Language maintenance

This week I’ve been trying out yet another language learning and maintenance strategy. Instead of spending most of the day listening to online radio in one language or other, as I’ve been doing up to now, I’ve started listening to lots of lessons in the languages I’m focusing on at the moment (Welsh, Irish, Scottish Gaelic, Manx and Spanish). At the same time I’m converting the lessons I have on tape to mp3 format. Once I’ve done that, I copy them to my mp3 player.

I bought myself a new mp3 player for my birthday and am filling it with language lessons, podcasts and audiobooks. It can also display images, so I might try to make some virtual flash cards for it. Usually I don’t bother with flashcards as they’re quite cumbersome to carry around. This is no longer an issue.

11 thoughts on “Language maintenance

  1. Wedi gweld gwefan C2? Gallech chi lawrlwytho mp3 newydd bob wythnos ac mae nifer o siaradwyr gwahanol ar y rhaglen bob tro. Rhag ofn bod chi heb ei gweld o’r blaen, ‘na i gyd.

  2. @Simon: Ironic. A while back you helped me make good use of my MP3 player by telling me about Audacity for recording foreign internet radio, so that I CAN listen to online radio away from the computer. Before that, I was just listening to the CDs that came with language learning books.

    Do you know where I might find audio books in other languages in the net?

    For the Palm PDA (an electronic organizer), there are innumerable languages available for download ($/£) complete with keyboard software to type in another language on screen and to read text documents. So, it also serves as a handy language notebook for new phrases and vocabulary and articles.

  3. Ok this has been on my mind for a while and I may as well get it out of my system. I have bits of French, German, Italian, Portuguese, Dutch, Latin, Ancient Greek and Classical Hebrew (all of which I used in my PhD), but none of them are of much use for anything other than reading articles and making me feel as though i “know” lots of languages (apart from the french I suppose, as i can, and used to, easily read novels in French. I have only read spanish in my leisure time for the last 6 months). I have been living in Chile for 7 months and have come to the conclusion that learning one language is quite enough to keep be occupied for at least the next 10 years (though I am going to start portuguese in 2 or 3 years time before my brain calcifies as there is a real posibility that I will use it professionallY). So what is the point of learning so many languages if one is never going to be able to speak them well or use them all? Are they sea shells which we collect to look at or tools that we use?

  4. To me they are those pretty seashells. I am not concerned with how useful my languages are but rather if I enjoy them. I tghink I am the only living person in my state who has a cumpulsory need to learn Occitan. I must. Does anyone know where I can find Occitan resources? So thats my two bits.
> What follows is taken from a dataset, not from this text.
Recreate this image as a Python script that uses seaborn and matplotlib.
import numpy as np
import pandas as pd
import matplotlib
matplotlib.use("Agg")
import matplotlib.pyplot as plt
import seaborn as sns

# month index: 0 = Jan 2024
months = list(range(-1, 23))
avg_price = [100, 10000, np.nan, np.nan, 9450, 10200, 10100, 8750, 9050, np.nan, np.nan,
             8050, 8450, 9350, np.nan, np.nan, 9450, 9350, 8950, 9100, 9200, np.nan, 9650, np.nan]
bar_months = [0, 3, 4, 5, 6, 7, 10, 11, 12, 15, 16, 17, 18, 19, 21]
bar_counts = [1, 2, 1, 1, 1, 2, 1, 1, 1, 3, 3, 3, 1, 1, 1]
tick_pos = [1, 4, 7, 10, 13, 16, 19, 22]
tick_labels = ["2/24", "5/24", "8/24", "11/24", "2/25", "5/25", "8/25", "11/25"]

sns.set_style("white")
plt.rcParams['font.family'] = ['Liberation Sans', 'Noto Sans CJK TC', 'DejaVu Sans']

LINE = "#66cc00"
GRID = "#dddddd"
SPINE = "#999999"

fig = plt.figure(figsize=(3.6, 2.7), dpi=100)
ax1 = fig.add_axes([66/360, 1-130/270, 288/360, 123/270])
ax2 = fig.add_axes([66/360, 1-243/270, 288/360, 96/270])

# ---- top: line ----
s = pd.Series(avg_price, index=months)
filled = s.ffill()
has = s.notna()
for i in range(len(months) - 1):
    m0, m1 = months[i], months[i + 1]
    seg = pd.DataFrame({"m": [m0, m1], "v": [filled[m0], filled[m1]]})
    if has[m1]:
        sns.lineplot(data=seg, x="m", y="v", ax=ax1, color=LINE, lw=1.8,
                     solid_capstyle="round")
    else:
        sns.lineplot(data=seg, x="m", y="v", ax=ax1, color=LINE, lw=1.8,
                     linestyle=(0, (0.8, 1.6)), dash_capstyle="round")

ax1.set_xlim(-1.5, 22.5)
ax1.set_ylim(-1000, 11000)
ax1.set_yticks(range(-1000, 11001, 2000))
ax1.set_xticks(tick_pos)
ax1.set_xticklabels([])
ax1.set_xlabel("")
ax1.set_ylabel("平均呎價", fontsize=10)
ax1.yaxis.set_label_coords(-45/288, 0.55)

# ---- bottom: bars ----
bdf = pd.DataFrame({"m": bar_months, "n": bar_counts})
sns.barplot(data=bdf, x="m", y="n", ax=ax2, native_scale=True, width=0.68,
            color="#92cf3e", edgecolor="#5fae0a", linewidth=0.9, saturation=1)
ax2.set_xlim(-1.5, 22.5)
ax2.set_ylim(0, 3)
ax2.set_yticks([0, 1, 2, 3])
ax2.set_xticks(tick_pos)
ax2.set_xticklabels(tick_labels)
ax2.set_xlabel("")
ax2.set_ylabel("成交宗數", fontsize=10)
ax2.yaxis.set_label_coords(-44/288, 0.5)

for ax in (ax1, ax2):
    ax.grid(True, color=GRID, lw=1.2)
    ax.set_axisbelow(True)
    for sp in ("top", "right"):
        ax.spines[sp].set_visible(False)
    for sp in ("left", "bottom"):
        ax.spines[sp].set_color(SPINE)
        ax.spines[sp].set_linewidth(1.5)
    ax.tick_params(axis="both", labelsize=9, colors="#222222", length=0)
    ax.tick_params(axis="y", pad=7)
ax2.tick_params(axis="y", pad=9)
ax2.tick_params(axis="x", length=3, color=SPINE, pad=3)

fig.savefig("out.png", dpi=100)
  5. For Occitan, you can use the Assimil book ” L’occitan sans peine ” by Alain Nouvel- it’s very good but unfortunately, available only in French.
    You can visit this site to know more on Occitan – you can see it in English, French or Occitan and it contains some lessons as well
    http://occitanet.free.fr

  6. Hi there,
    Since you’ve been learning so many languages
    I hope you could give me some suggestions.
    I’m a ESL learner since middle school(and for a self-learner for a little over a year, which seem more useful than taking school English) and I’ve just started to learn Spanish for a month or so. And I think I just have a good start with it.
    But now I have to study in Czech for a year
    so that means I also have to learn some Czech,
    and since learning German may be more suitable for my situation now.(Cuz it’s a bit hard to find Czech learning materials in my country and I probably will visit Austria since it’s so closed.)
    It becomes like that while struggling maintaining my English, I still have to learn German at the same time.
    To find time to study the Pimsleur German, I have to give up learning Spanish since the time is limited.
    Czech is not under consideration right now.
    Because I will take some Czech lessons while studying there and since I’ll stay there for a year, it might help me a lot learning that language and will be a lot of chance using it.
    But German is so hard and hard to pronounce also, to me it’s more easier to pronounce Spanish.
    How many languages can a newbie handle at a time?
    Could I learn Spanish, German and also maintain my English at the same time.
    Do European languages do support each other?

  7. IDK – it’s probably best to stick to one at a time, or no more than two.

    Related languages such as Spanish and Italian do ‘support’ each other to some extent.

    There are some free Czech lessons here, here and here.

  8. Thanks;
    then do Czech and German support each other?
    Actually, it’ll be a better situation
    that I go to German instead of Czech
    since Germany’s a big country and
    there are more people who speaks in German
    so it will be more willingly for me to learn their language.

  9. IDK,
    Czech and German are two very different languages and there are only a very few words used in both of them, always in a different form. Your English will help you with the Czech about the same as your German will do – almost nothing.
    Of course, German helps you to communicate with much more people. And while you can quite easily find someone speaking German in the Czech Republic, it is very difficult to find someone speaking Czech outside of the Czech Republic and Slovakia (Slovak is very similar to Czech).